Pues ahora imagina todo eso, pero cambiando el tocar una pieza musical con: montar una web para un museo, implantar una aplicación que gestione expedientes de actividades clasificadas, implantar una solución de gestión documental corporativa, disponer de un aula virtual en la que dar cursos en Internet, plantear una infraestructura de servicios que actúe como middleware de todas las aplicaciones, contratar un servicio de consultoría legal del área tecnológica, adquirir e implantar un sistema completo de copias de seguridad, buscar una solución para la virtualización del puesto de trabajo, contratar un proveedor de servicio de comunicaciones para telefonía y datos, en definitiva, cualquier cosa que implique, en mayor o menor medida, el uso de algún elemento tecnológico.

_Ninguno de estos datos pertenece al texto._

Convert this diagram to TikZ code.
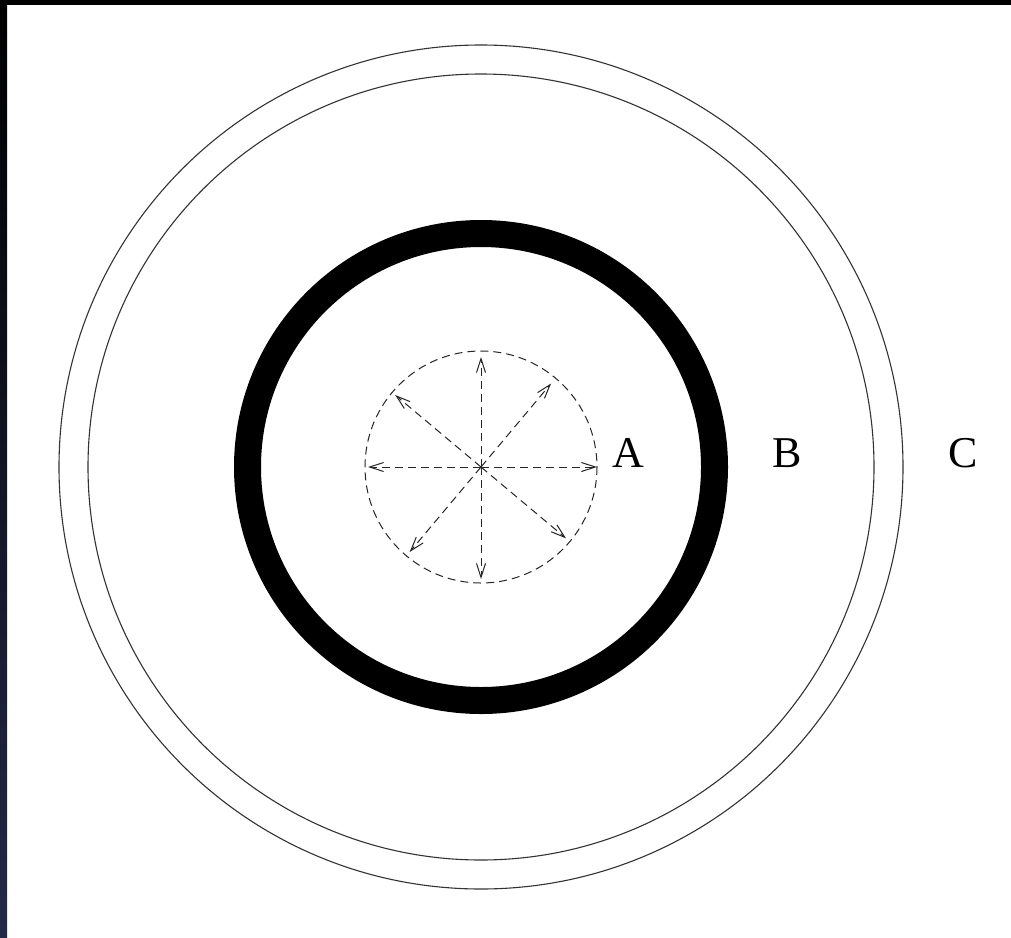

¿A que si hubiese empleado todos esos «palabros» técnicos desde el principio hubieses desconectado?
Al igual que la música, la tecnología no es algo imprescindible en esta vida, pero poder disfrutar de ella (bien interpretada) hace que nuestra existencia sea más llevadera. Aquí, un humilde «director» de provincias tratando de visibilizar nuestra función.